In 1985 some of EFI’s member organizations collaborated and won a bid to operate a Department of Energy (DOE) approved Residential Conservation Service (RCS) energy audit program for Boston Edison. The audit program was unique in that it was the first RCS program in the country to include the direct installation of products in people’s homes during the audit, and to provide contractor arranging for customers wishing to undertake major measures. In 1986 EFI designed a mail order materials program service for the households that received one of these Boston Edison energy audits. The success of this mail order materials program led to it being mandated by the Massachusetts State Energy Office for all RCS audit programs in Massachusetts, and in 1988 EFI designed the first residential lighting mail order catalog program in the country, promoting compact fluorescent light bulbs and fixtures.

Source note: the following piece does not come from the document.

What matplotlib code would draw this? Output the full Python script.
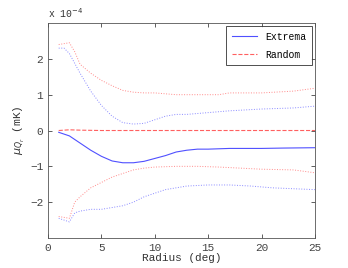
import numpy as np
import matplotlib
matplotlib.use('Agg')
from matplotlib import pyplot as plt

plt.rcParams['font.family'] = ['Liberation Mono', 'DejaVu Sans Mono']

# values in units of 1e-4 mK
r_mean = [1, 2, 3, 4, 5, 6, 7, 8, 9, 10, 11, 12, 13, 14, 15, 17, 20, 22, 25]
ext_mean = [-0.05, -0.15, -0.35, -0.55, -0.72, -0.85, -0.9, -0.9, -0.86, -0.78, -0.7, -0.6, -0.55, -0.52, -0.52, -0.5, -0.5, -0.49, -0.48]

r_eu = [1, 1.5, 2, 3, 4, 5, 6, 7, 8, 9, 10, 11, 12, 13, 15, 17, 20, 23, 25]
ext_up = [2.3, 2.3, 2.15, 1.6, 1.1, 0.7, 0.4, 0.22, 0.18, 0.2, 0.3, 0.4, 0.45, 0.45, 0.5, 0.55, 0.6, 0.63, 0.68]

r_el = [1, 2, 2.5, 3, 4, 5, 6, 7, 8, 9, 10, 11, 12, 13, 15, 17, 19, 21, 25]
ext_lo = [-2.45, -2.55, -2.3, -2.25, -2.2, -2.2, -2.15, -2.1, -2.0, -1.85, -1.75, -1.65, -1.6, -1.55, -1.52, -1.52, -1.55, -1.6, -1.65]

r_rand = [1, 2, 3, 5, 10, 15, 20, 25]
rand_mean = [0.0, 0.02, 0.01, 0.0, 0.0, 0.0, 0.0, 0.0]

r_ru = [1, 2, 2.5, 3, 4, 5, 6, 7, 8, 9, 10, 12, 13, 15, 16, 17, 20, 23, 25]
rand_up = [2.4, 2.45, 2.2, 1.85, 1.6, 1.4, 1.25, 1.12, 1.07, 1.05, 1.05, 1.0, 1.0, 1.0, 1.0, 1.05, 1.05, 1.1, 1.18]

r_rl = [1, 2, 2.5, 3, 4, 5, 6, 7, 8, 9, 10, 12, 14, 16, 18, 20, 23, 25]
rand_lo = [-2.4, -2.45, -2.0, -1.85, -1.6, -1.45, -1.3, -1.2, -1.1, -1.05, -1.02, -1.0, -1.0, -1.02, -1.05, -1.08, -1.1, -1.18]

fig = plt.figure(figsize=(3.48, 2.68), dpi=100)
ax = fig.add_axes([0.138, 0.112, 0.767, 0.802])

blue = '#5050ff'
red = '#ff6060'
ax.plot(r_mean, ext_mean, '-', color=blue, lw=0.8, label='Extrema')
ax.plot(r_rand, rand_mean, '--', color=red, lw=0.8, label='Random')
ax.plot(r_eu, ext_up, ':', color='#8a8aff', lw=0.7)
ax.plot(r_el, ext_lo, ':', color='#8a8aff', lw=0.7)
ax.plot(r_ru, rand_up, ':', color='#ff8a8a', lw=0.7)
ax.plot(r_rl, rand_lo, ':', color='#ff8a8a', lw=0.7)

ax.set_xlim(0, 25)
ax.set_ylim(-3, 3)
ax.set_xticks([0, 5, 10, 15, 20, 25])
ax.set_yticks([-2, -1, 0, 1, 2])
ax.set_yticklabels(['\u22122', '\u22121', '0', '1', '2'])
ax.tick_params(direction='in', length=3, width=0.6, labelsize=8, top=True, right=True, colors='#444444')
for s in ax.spines.values():
    s.set_linewidth(0.6)
    s.set_color('#555555')

ax.set_xlabel('Radius (deg)', fontsize=8, labelpad=0, color='#333333')
ax.set_ylabel(r'$\mu_{Q_r}$ (mK)', fontsize=8, labelpad=2, color='#333333')
ax.text(0.0, 1.015, r'x 10$^{-4}$', transform=ax.transAxes, fontsize=7, color='#333333', va='bottom')

leg = ax.legend(loc='upper right', fontsize=7, frameon=True, fancybox=False,
                handlelength=2.6, borderpad=0.6, labelspacing=0.8, borderaxespad=0.3)
leg.get_frame().set_edgecolor('#222222')
leg.get_frame().set_linewidth(0.7)

fig.savefig('out.png', dpi=100)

From 1988 to 1990 Bradley Steele and other members of EFI’s Board of Directors were involved in regulatory proceedings that led to the adoption of least cost planning, or integrated resource management (IRM), for electric utilities in New England. This process, labeled the Collaborative Approach, and the program design that came out of it, became the model for many demand-side management (DSM) programs that have been implemented across the United States.
EFI has since grown to become one of the leading promoters of residential energy efficiency-related products in the United States, distributing products directly through our Consumer and Wholesale Divisions, and administrating high-quality utility-sponsored rebate programs through our Incentive Processing Division.